Nous regrettons que soit atténué l’article 1er du projet, qui, en première lecture, affirmait que la création artistique était libre. Avait-on besoin d’encadrer dans un article 1er bis les conditions de cette liberté ? La liberté de création n’a pas besoin de se justifier. On ne peut la restreindre, la conditionner, voire la définir, car à qui confier le pouvoir ou le droit de le décider ?

Permettez-moi d’insister, la culture est d’abord et avant tout une activité humaine, qui relie des individus entre eux, les aide à s’émanciper, à se construire. Pour cela, la culture doit rimer avec liberté.

On le voit dans le monde, quand on veut s’en prendre à la démocratie, on s’en prend à la liberté de création et à la liberté d’expression.

Madame la ministre, nous avons d’autres regrets par rapport aux attentes exprimées.

La première concerne les professionnels du spectacle. La pratique en amateur aurait mérité d’être mieux encadrée pour éviter le recours au travail gratuit des artistes et techniciens du spectacle.

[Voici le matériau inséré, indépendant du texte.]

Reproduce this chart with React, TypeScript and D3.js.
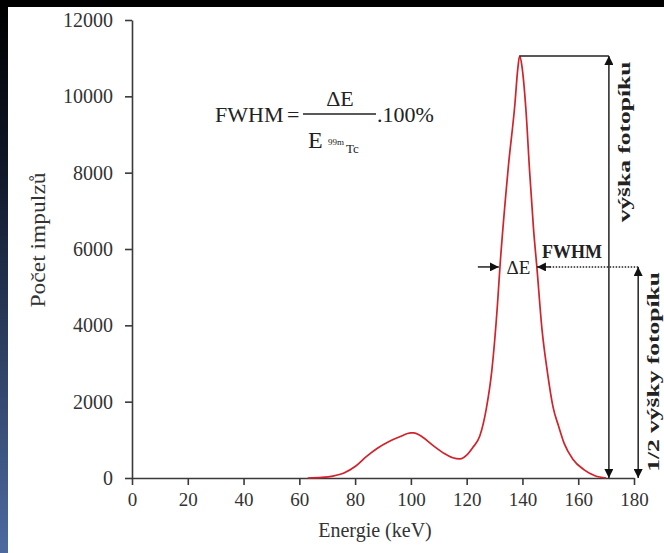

L’article 11A du projet, en dépit des améliorations intervenues lors des discussions, n’est pas totalement satisfaisant.

Cela nous inquiète d’autant plus que le MEDEF continue sa pression pour remettre en cause la solidarité interprofessionnelle à l’égard du régime spécifique des intermittents du spectacle, fragilisant ainsi encore plus ce métier, car, si nous avons bon espoir de voir promulguer très prochainement le décret pour ratifier l’accord du 28 avril sur l’UNEDIC de la branche spectacle, il faudra bien, en modifiant l’article 34 de la loi de 2015, pérenniser les conditions de vie de ce régime spécifique.

Le deuxième regret, vous vous en doutez, concerne l’archéologie préventive.

De l’avis des syndicalistes de cette branche, des reculs ont été enregistrés depuis la deuxième lecture de l’Assemblée nationale, avec la réintroduction à l’intérieur des régions de la possibilité d’une concurrence d’opérateurs à caractère commercial, la suppression de la maîtrise d’ouvrage du service public, et la suppression, pour le subaquatique, du monopole de l’INRAP.

Enfin, nous regrettons la suppression de l’article 20 bis disposant que les dépenses engagées dans le cadre des contrats de fouilles archéologiques prévus à l’article L. 523-9 du code du patrimoine n’ouvrent pas droit à ce crédit d’impôt. Ainsi, des entreprises privées effectuant des fouilles archéologiques vont continuer de percevoir un crédit d’impôt recherche, qui fait cruellement défaut à la recherche publique, un CIR utilisé pour concurrencer l’INRAP.

Le ministre du budget, me dit-on à l’instant, a écrit que le CIR pourrait, sous certaines conditions, être ouvert au service public. J’espère que cela se concrétisera.

Vous comprendrez notre déception de n’avoir pu, lors d’une nouvelle lecture, engranger toutes les modifications apportées par les parlementaires qui auraient pu donner toute sa force à ce projet. Aussi, et à contre coeur, les députés du Front de gauche qui se sont beaucoup investis et l’ont voté en première et en deuxième lectures, seront amenés à s’abstenir sur le texte issu de la CMP.